Instructions to follow:
Repeat the listing exactly as given, omitting every image.

Provided data:
———

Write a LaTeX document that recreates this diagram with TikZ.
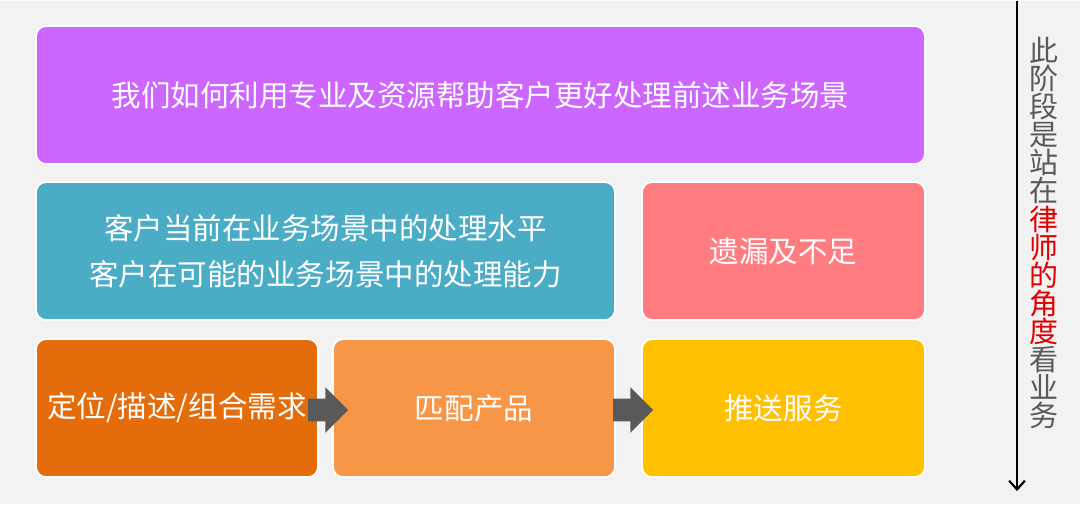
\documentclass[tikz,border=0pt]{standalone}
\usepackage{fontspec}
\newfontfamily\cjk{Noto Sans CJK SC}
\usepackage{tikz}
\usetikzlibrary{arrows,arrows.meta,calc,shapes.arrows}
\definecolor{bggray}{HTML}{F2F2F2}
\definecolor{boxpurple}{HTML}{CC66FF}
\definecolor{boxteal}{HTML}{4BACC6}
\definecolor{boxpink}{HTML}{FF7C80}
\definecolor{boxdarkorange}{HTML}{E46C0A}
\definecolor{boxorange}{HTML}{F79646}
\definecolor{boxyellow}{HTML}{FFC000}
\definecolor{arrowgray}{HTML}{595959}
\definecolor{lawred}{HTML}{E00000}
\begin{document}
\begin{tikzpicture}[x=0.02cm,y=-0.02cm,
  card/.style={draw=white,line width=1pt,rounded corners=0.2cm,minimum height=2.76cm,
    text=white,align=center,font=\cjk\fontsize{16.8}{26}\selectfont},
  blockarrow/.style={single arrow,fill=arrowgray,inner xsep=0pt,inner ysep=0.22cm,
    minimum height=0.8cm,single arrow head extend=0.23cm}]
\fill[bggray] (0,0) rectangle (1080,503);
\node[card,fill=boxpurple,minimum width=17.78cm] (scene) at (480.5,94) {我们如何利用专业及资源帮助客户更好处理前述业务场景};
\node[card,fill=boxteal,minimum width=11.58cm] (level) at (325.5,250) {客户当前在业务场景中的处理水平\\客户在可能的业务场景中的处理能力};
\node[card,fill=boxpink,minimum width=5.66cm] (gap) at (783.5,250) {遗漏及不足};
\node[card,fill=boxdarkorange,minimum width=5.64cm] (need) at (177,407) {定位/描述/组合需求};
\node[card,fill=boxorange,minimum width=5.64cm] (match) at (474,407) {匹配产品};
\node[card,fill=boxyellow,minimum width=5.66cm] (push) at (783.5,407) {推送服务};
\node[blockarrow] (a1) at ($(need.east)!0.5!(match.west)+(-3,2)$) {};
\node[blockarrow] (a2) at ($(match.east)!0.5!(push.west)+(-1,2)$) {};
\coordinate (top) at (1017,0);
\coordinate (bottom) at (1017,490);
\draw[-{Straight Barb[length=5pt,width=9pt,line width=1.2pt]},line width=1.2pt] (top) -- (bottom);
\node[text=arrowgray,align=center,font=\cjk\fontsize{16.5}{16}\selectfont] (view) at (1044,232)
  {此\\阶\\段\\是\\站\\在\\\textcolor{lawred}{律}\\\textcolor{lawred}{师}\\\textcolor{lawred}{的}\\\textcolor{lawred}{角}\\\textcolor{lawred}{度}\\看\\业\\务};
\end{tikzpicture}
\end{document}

———

The result:
Write a LaTeX document that recreates this diagram with TikZ.
\documentclass[tikz,border=0pt]{standalone}
\usepackage{fontspec}
\newfontfamily\cjk{Noto Sans CJK SC}
\usepackage{tikz}
\usetikzlibrary{arrows,arrows.meta,calc,shapes.arrows}
\definecolor{bggray}{HTML}{F2F2F2}
\definecolor{boxpurple}{HTML}{CC66FF}
\definecolor{boxteal}{HTML}{4BACC6}
\definecolor{boxpink}{HTML}{FF7C80}
\definecolor{boxdarkorange}{HTML}{E46C0A}
\definecolor{boxorange}{HTML}{F79646}
\definecolor{boxyellow}{HTML}{FFC000}
\definecolor{arrowgray}{HTML}{595959}
\definecolor{lawred}{HTML}{E00000}
\begin{document}
\begin{tikzpicture}[x=0.02cm,y=-0.02cm,
  card/.style={draw=white,line width=1pt,rounded corners=0.2cm,minimum height=2.76cm,
    text=white,align=center,font=\cjk\fontsize{16.8}{26}\selectfont},
  blockarrow/.style={single arrow,fill=arrowgray,inner xsep=0pt,inner ysep=0.22cm,
    minimum height=0.8cm,single arrow head extend=0.23cm}]
\fill[bggray] (0,0) rectangle (1080,503);
\node[card,fill=boxpurple,minimum width=17.78cm] (scene) at (480.5,94) {我们如何利用专业及资源帮助客户更好处理前述业务场景};
\node[card,fill=boxteal,minimum width=11.58cm] (level) at (325.5,250) {客户当前在业务场景中的处理水平\\客户在可能的业务场景中的处理能力};
\node[card,fill=boxpink,minimum width=5.66cm] (gap) at (783.5,250) {遗漏及不足};
\node[card,fill=boxdarkorange,minimum width=5.64cm] (need) at (177,407) {定位/描述/组合需求};
\node[card,fill=boxorange,minimum width=5.64cm] (match) at (474,407) {匹配产品};
\node[card,fill=boxyellow,minimum width=5.66cm] (push) at (783.5,407) {推送服务};
\node[blockarrow] (a1) at ($(need.east)!0.5!(match.west)+(-3,2)$) {};
\node[blockarrow] (a2) at ($(match.east)!0.5!(push.west)+(-1,2)$) {};
\coordinate (top) at (1017,0);
\coordinate (bottom) at (1017,490);
\draw[-{Straight Barb[length=5pt,width=9pt,line width=1.2pt]},line width=1.2pt] (top) -- (bottom);
\node[text=arrowgray,align=center,font=\cjk\fontsize{16.5}{16}\selectfont] (view) at (1044,232)
  {此\\阶\\段\\是\\站\\在\\\textcolor{lawred}{律}\\\textcolor{lawred}{师}\\\textcolor{lawred}{的}\\\textcolor{lawred}{角}\\\textcolor{lawred}{度}\\看\\业\\务};
\end{tikzpicture}
\end{document}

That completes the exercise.